What the exercise asks:
Copy the listing verbatim, excluding any images found in it.

Information provided:

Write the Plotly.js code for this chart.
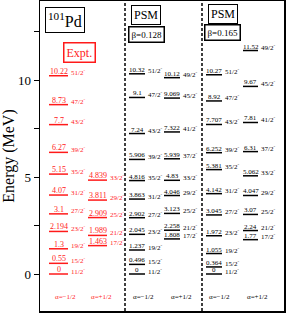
<!DOCTYPE html>
<html><head><meta charset="utf-8">
<script src="https://cdn.plot.ly/plotly-3.0.1.min.js"></script>
<style>html,body{margin:0;padding:0;background:#fff}#c{width:286px;height:313px}</style>
</head><body><div id="c"></div>
<script>
// ---- data ----
const expMinusE = [0, 0.55, 1.3, 2.194, 3.1, 4.07, 5.15, 6.27, 7.7, 8.73, 10.22];
const expMinusL = ["0", "0.55", "1.3", "2.194", "3.1", "4.07", "5.15", "6.27", "7.7", "8.73", "10.22"];
const expMinusJ = ["11/2", "15/2", "19/2", "23/2", "27/2", "31/2", "35/2", "39/2", "43/2", "47/2", "51/2"];
const expPlusE = [1.463, 1.989, 2.909, 3.811, 4.839];
const expPlusL = ["1.463", "1.989", "2.909", "3.811", "4.839"];
const expPlusJ = ["17/2", "21/2", "25/2", "29/2", "33/2"];

const psmAMinusE = [0, 0.496, 1.237, 2.045, 2.902, 3.863, 4.816, 5.906, 7.24, 9.1, 10.32];
const psmAMinusL = ["0", "0.496", "1.237", "2.045", "2.902", "3.863", "4.816", "5.906", "7.24", "9.1", "10.32"];
const psmAMinusJ = ["11/2", "15/2", "19/2", "23/2", "27/2", "31/2", "35/2", "39/2", "43/2", "47/2", "51/2"];
const psmAPlusE = [1.808, 2.258, 3.123, 4.046, 4.83, 5.939, 7.322, 9.069, 10.12];
const psmAPlusL = ["1.808", "2.258", "3.123", "4.046", "4.83", "5.939", "7.322", "9.069", "10.12"];
const psmAPlusJ = ["17/2", "21/2", "25/2", "29/2", "33/2", "37/2", "41/2", "45/2", "49/2"];

const psmBMinusE = [0, 0.364, 1.055, 1.972, 3.045, 4.142, 5.381, 6.252, 7.707, 8.92, 10.27];
const psmBMinusL = ["0", "0.364", "1.055", "1.972", "3.045", "4.142", "5.381", "6.252", "7.707", "8.92", "10.27"];
const psmBMinusJ = ["11/2", "15/2", "19/2", "23/2", "27/2", "31/2", "35/2", "39/2", "43/2", "47/2", "51/2"];
const psmBPlusE = [1.77, 2.24, 3.07, 4.047, 5.062, 6.31, 7.81, 9.67, 11.52];
const psmBPlusL = ["1.77", "2.24", "3.07", "4.047", "5.062", "6.31", "7.81", "9.67", "11.52"];
const psmBPlusJ = ["17/2", "21/2", "25/2", "29/2", "33/2", "37/2", "41/2", "45/2", "49/2"];

const yTickVals = [0, 2.5, 5, 7.5, 10, 12.5];
const yTickText = ["0", "", "5", "", "10", ""];

// ---- layout helpers (pixel-based positions) ----
const L = 40, R = 284, T = 1, B = 311;
const px = p => p - L;                  // x data = pixel offset
const py = p => (B - p) / (B - T);      // paper y from pixel
const FONT = "Liberation Serif, Times New Roman, serif";
const RED = "#ff1a1a";

const columns = [
  {E: expMinusE, L: expMinusL, J: expMinusJ, x0: 49, x1: 68, color: RED, nf: 8},
  {E: expPlusE, L: expPlusL, J: expPlusJ, x0: 88, x1: 107, color: RED, nf: 8},
  {E: psmAMinusE, L: psmAMinusL, J: psmAMinusJ, x0: 129, x1: 145, color: "#000", nf: 7},
  {E: psmAPlusE, L: psmAPlusL, J: psmAPlusJ, x0: 164, x1: 180, color: "#000", nf: 7},
  {E: psmBMinusE, L: psmBMinusL, J: psmBMinusJ, x0: 206, x1: 222, color: "#000", nf: 7},
  {E: psmBPlusE, L: psmBPlusL, J: psmBPlusJ, x0: 243, x1: 258, color: "#000", nf: 7}
];

const traces = [];
const ann = [];
columns.forEach(c => {
  const xs = [], ys = [];
  c.E.forEach((e, i) => {
    xs.push(px(c.x0), px(c.x1), null);
    ys.push(e, e, null);
    ann.push({x: px((c.x0 + c.x1) / 2), y: e, xref: "x", yref: "y", text: c.L[i],
      showarrow: false, xanchor: "center", yanchor: "bottom", yshift: -2,
      font: {family: FONT, size: c.nf, color: c.color}});
    ann.push({x: px(c.x1 + 1), y: e, xref: "x", yref: "y", text: c.J[i] + "<sup>-</sup>",
      showarrow: false, xanchor: "left", yanchor: "middle", yshift: 3,
      font: {family: FONT, size: 7, color: c.color}});
  });
  traces.push({type: "scatter", mode: "lines", x: xs, y: ys, hoverinfo: "skip",
    line: {color: c.color, width: 1.5}, showlegend: false});
});

// alpha labels
[[65, RED, "α=−1/2"], [101, RED, "α=+1/2"], [143, "#000", "α=−1/2"], [181, "#000", "α=+1/2"],
 [219, "#000", "α=−1/2"], [257, "#000", "α=+1/2"]].forEach(a => {
  ann.push({x: px(a[0]), y: py(297), xref: "x", yref: "paper", text: a[2], showarrow: false,
    xanchor: "center", yanchor: "middle", font: {family: FONT, size: 7, color: a[1]}});
});

// boxes
function box(cx, cy, text, size, color, bw) {
  ann.push({x: px(cx), y: py(cy), xref: "x", yref: "paper", text: text, showarrow: false,
    xanchor: "center", yanchor: "middle", font: {family: FONT, size: size, color: color},
    bordercolor: color, borderwidth: bw, borderpad: 2, bgcolor: "#fff"});
}
box(64.5, 19.5, "<sup>101</sup>Pd", 16, "#000", 1);
box(79, 52, "Expt.", 12, RED, 1.5);
box(146, 14.5, "PSM", 12, "#000", 1);
box(146, 34.5, "β=0.128", 9, "#000", 1.5);
box(223, 14, "PSM", 12, "#000", 1);
box(222.5, 32.5, "β=0.165", 9, "#000", 1.5);

const shapes = [125, 202].map(p => ({type: "line", xref: "x", yref: "paper", x0: px(p), x1: px(p),
  y0: 0, y1: 1, line: {color: "#000", width: 1.5, dash: "3px,2px"}}));

const layout = {
  width: 286, height: 313,
  margin: {l: L, r: 286 - R, t: T, b: 313 - B},
  paper_bgcolor: "#fff", plot_bgcolor: "#fff",
  font: {family: FONT, color: "#000"},
  xaxis: {range: [0, R - L], showticklabels: false, ticks: "", showgrid: false, zeroline: false,
    showline: true, mirror: true, linecolor: "#000", linewidth: 1.5, fixedrange: true},
  yaxis: {range: [(B - 274) / -19.4, (274 - T) / 19.4], tickmode: "array", tickvals: yTickVals,
    ticktext: yTickText, ticks: "outside", ticklen: 5, tickwidth: 1, tickcolor: "#000",
    showgrid: false, zeroline: false, showline: true, mirror: true, linecolor: "#000", linewidth: 1.5,
    tickfont: {family: FONT, size: 13, color: "#000"},
    title: {text: "Energy (MeV)", font: {family: FONT, size: 16, color: "#000"}, standoff: 4}},
  annotations: ann, shapes: shapes
};
Plotly.newPlot("c", traces, layout, {staticPlot: true, displayModeBar: false});
</script></body></html>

Result below:
Write the Plotly.js code for this chart.
<!DOCTYPE html>
<html><head><meta charset="utf-8">
<script src="https://cdn.plot.ly/plotly-3.0.1.min.js"></script>
<style>html,body{margin:0;padding:0;background:#fff}#c{width:286px;height:313px}</style>
</head><body><div id="c"></div>
<script>
// ---- data ----
const expMinusE = [0, 0.55, 1.3, 2.194, 3.1, 4.07, 5.15, 6.27, 7.7, 8.73, 10.22];
const expMinusL = ["0", "0.55", "1.3", "2.194", "3.1", "4.07", "5.15", "6.27", "7.7", "8.73", "10.22"];
const expMinusJ = ["11/2", "15/2", "19/2", "23/2", "27/2", "31/2", "35/2", "39/2", "43/2", "47/2", "51/2"];
const expPlusE = [1.463, 1.989, 2.909, 3.811, 4.839];
const expPlusL = ["1.463", "1.989", "2.909", "3.811", "4.839"];
const expPlusJ = ["17/2", "21/2", "25/2", "29/2", "33/2"];

const psmAMinusE = [0, 0.496, 1.237, 2.045, 2.902, 3.863, 4.816, 5.906, 7.24, 9.1, 10.32];
const psmAMinusL = ["0", "0.496", "1.237", "2.045", "2.902", "3.863", "4.816", "5.906", "7.24", "9.1", "10.32"];
const psmAMinusJ = ["11/2", "15/2", "19/2", "23/2", "27/2", "31/2", "35/2", "39/2", "43/2", "47/2", "51/2"];
const psmAPlusE = [1.808, 2.258, 3.123, 4.046, 4.83, 5.939, 7.322, 9.069, 10.12];
const psmAPlusL = ["1.808", "2.258", "3.123", "4.046", "4.83", "5.939", "7.322", "9.069", "10.12"];
const psmAPlusJ = ["17/2", "21/2", "25/2", "29/2", "33/2", "37/2", "41/2", "45/2", "49/2"];

const psmBMinusE = [0, 0.364, 1.055, 1.972, 3.045, 4.142, 5.381, 6.252, 7.707, 8.92, 10.27];
const psmBMinusL = ["0", "0.364", "1.055", "1.972", "3.045", "4.142", "5.381", "6.252", "7.707", "8.92", "10.27"];
const psmBMinusJ = ["11/2", "15/2", "19/2", "23/2", "27/2", "31/2", "35/2", "39/2", "43/2", "47/2", "51/2"];
const psmBPlusE = [1.77, 2.24, 3.07, 4.047, 5.062, 6.31, 7.81, 9.67, 11.52];
const psmBPlusL = ["1.77", "2.24", "3.07", "4.047", "5.062", "6.31", "7.81", "9.67", "11.52"];
const psmBPlusJ = ["17/2", "21/2", "25/2", "29/2", "33/2", "37/2", "41/2", "45/2", "49/2"];

const yTickVals = [0, 2.5, 5, 7.5, 10, 12.5];
const yTickText = ["0", "", "5", "", "10", ""];

// ---- layout helpers (pixel-based positions) ----
const L = 40, R = 284, T = 1, B = 311;
const px = p => p - L;                  // x data = pixel offset
const py = p => (B - p) / (B - T);      // paper y from pixel
const FONT = "Liberation Serif, Times New Roman, serif";
const RED = "#ff1a1a";

const columns = [
  {E: expMinusE, L: expMinusL, J: expMinusJ, x0: 49, x1: 68, color: RED, nf: 8},
  {E: expPlusE, L: expPlusL, J: expPlusJ, x0: 88, x1: 107, color: RED, nf: 8},
  {E: psmAMinusE, L: psmAMinusL, J: psmAMinusJ, x0: 129, x1: 145, color: "#000", nf: 7},
  {E: psmAPlusE, L: psmAPlusL, J: psmAPlusJ, x0: 164, x1: 180, color: "#000", nf: 7},
  {E: psmBMinusE, L: psmBMinusL, J: psmBMinusJ, x0: 206, x1: 222, color: "#000", nf: 7},
  {E: psmBPlusE, L: psmBPlusL, J: psmBPlusJ, x0: 243, x1: 258, color: "#000", nf: 7}
];

const traces = [];
const ann = [];
columns.forEach(c => {
  const xs = [], ys = [];
  c.E.forEach((e, i) => {
    xs.push(px(c.x0), px(c.x1), null);
    ys.push(e, e, null);
    ann.push({x: px((c.x0 + c.x1) / 2), y: e, xref: "x", yref: "y", text: c.L[i],
      showarrow: false, xanchor: "center", yanchor: "bottom", yshift: -2,
      font: {family: FONT, size: c.nf, color: c.color}});
    ann.push({x: px(c.x1 + 1), y: e, xref: "x", yref: "y", text: c.J[i] + "<sup>-</sup>",
      showarrow: false, xanchor: "left", yanchor: "middle", yshift: 3,
      font: {family: FONT, size: 7, color: c.color}});
  });
  traces.push({type: "scatter", mode: "lines", x: xs, y: ys, hoverinfo: "skip",
    line: {color: c.color, width: 1.5}, showlegend: false});
});

// alpha labels
[[65, RED, "α=−1/2"], [101, RED, "α=+1/2"], [143, "#000", "α=−1/2"], [181, "#000", "α=+1/2"],
 [219, "#000", "α=−1/2"], [257, "#000", "α=+1/2"]].forEach(a => {
  ann.push({x: px(a[0]), y: py(297), xref: "x", yref: "paper", text: a[2], showarrow: false,
    xanchor: "center", yanchor: "middle", font: {family: FONT, size: 7, color: a[1]}});
});

// boxes
function box(cx, cy, text, size, color, bw) {
  ann.push({x: px(cx), y: py(cy), xref: "x", yref: "paper", text: text, showarrow: false,
    xanchor: "center", yanchor: "middle", font: {family: FONT, size: size, color: color},
    bordercolor: color, borderwidth: bw, borderpad: 2, bgcolor: "#fff"});
}
box(64.5, 19.5, "<sup>101</sup>Pd", 16, "#000", 1);
box(79, 52, "Expt.", 12, RED, 1.5);
box(146, 14.5, "PSM", 12, "#000", 1);
box(146, 34.5, "β=0.128", 9, "#000", 1.5);
box(223, 14, "PSM", 12, "#000", 1);
box(222.5, 32.5, "β=0.165", 9, "#000", 1.5);

const shapes = [125, 202].map(p => ({type: "line", xref: "x", yref: "paper", x0: px(p), x1: px(p),
  y0: 0, y1: 1, line: {color: "#000", width: 1.5, dash: "3px,2px"}}));

const layout = {
  width: 286, height: 313,
  margin: {l: L, r: 286 - R, t: T, b: 313 - B},
  paper_bgcolor: "#fff", plot_bgcolor: "#fff",
  font: {family: FONT, color: "#000"},
  xaxis: {range: [0, R - L], showticklabels: false, ticks: "", showgrid: false, zeroline: false,
    showline: true, mirror: true, linecolor: "#000", linewidth: 1.5, fixedrange: true},
  yaxis: {range: [(B - 274) / -19.4, (274 - T) / 19.4], tickmode: "array", tickvals: yTickVals,
    ticktext: yTickText, ticks: "outside", ticklen: 5, tickwidth: 1, tickcolor: "#000",
    showgrid: false, zeroline: false, showline: true, mirror: true, linecolor: "#000", linewidth: 1.5,
    tickfont: {family: FONT, size: 13, color: "#000"},
    title: {text: "Energy (MeV)", font: {family: FONT, size: 16, color: "#000"}, standoff: 4}},
  annotations: ann, shapes: shapes
};
Plotly.newPlot("c", traces, layout, {staticPlot: true, displayModeBar: false});
</script></body></html>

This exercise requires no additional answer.